Image: The Art Newspaper
Alexander Ponomarev’s underwater art project, “Alchemy of Antarctic Albedo (or Washing Pale Moons)” was said to be for the edification of whales.
Quirky art projects in quirky places call for quirky reporters. Adrian Dannatt writes entertainingly at the Art Newspaper about memorable moments experienced on a trip to cover underwater art — in the Antarctic.
“Typical barren beach; Joaquin Fargas putting reflective silver sheets over the rocks to try and help stop global warming whilst the young architect Gustav Düsing was busy with his white cotton tent, sprayed with water to freeze rock-solid like salt or Greek marble drapes. …
“Rather effective photo exhibition using special plastic display boxes on tripods mounted in the water and along the beach, the horizon line in a photograph next to actual horizon on the sea. …

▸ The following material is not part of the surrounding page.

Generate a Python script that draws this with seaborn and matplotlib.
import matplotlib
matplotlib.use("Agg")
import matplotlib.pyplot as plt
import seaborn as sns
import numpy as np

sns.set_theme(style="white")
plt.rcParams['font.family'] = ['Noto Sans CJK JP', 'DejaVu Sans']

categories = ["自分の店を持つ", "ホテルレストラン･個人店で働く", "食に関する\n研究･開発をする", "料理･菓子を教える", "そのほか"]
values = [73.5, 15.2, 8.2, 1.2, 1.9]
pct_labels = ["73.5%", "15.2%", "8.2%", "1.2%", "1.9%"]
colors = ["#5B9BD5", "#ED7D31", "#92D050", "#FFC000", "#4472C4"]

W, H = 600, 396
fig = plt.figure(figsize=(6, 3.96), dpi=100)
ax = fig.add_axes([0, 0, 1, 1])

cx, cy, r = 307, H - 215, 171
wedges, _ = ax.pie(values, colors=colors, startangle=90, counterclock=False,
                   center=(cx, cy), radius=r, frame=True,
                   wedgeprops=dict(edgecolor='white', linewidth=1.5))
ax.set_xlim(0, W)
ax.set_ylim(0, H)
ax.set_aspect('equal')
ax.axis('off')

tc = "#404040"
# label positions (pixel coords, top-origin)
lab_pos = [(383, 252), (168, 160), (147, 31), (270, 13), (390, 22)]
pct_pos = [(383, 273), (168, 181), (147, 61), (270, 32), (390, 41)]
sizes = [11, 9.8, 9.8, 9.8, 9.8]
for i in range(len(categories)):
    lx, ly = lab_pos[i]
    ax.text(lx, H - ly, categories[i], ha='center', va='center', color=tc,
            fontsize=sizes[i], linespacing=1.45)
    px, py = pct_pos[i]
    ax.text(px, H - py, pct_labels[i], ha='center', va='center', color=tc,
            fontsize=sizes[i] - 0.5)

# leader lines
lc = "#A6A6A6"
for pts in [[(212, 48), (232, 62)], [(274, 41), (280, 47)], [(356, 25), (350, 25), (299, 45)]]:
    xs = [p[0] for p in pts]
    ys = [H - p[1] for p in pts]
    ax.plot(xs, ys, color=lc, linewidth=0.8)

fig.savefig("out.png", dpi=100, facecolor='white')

“At 4 pm it had been a week since we first came up the gangplank and boarded this boat, now our dear old friend. All gather on the back deck for Alexander-the-Great, Pon-Pon lui-même to launch his own underwater art project, ‘Alchemy of Antarctic Albedo (or Washing Pale Moons).’
“These submerged lit globes will be lowered into the sea in order ‘to clean the moon ash.’ He happily admits that he is making this work just for the whales, typically generous, ‘they are a better audience than so many others.’ …
“Much masculine labour, heaving and pushing, to get the moon-balls out to sea, a sweaty, rather laborious form of three-dimensional poetry.
We went out in our Zods but of course could not see anything of the project because it was all underwater, made for the fishes rather than mere humans.
“However the two Argentine underwater divers, fantastic moustachioed veterans straight out of Hemingway, who had been very dismissive and suspicious of the whole thing, were actually impressed, touched, transformed by seeing the reality. Which makes it a successful art work by any definition, and the whales apparently surely adored it also.” More here.
It feels both silly and sacred. Like liturgical clowns.

Kind of loopy . . . but I like it!
“Loopy” and harmless makes me feel like I’m taking a good antidote for loopy and dangerous. I seem to need that lately.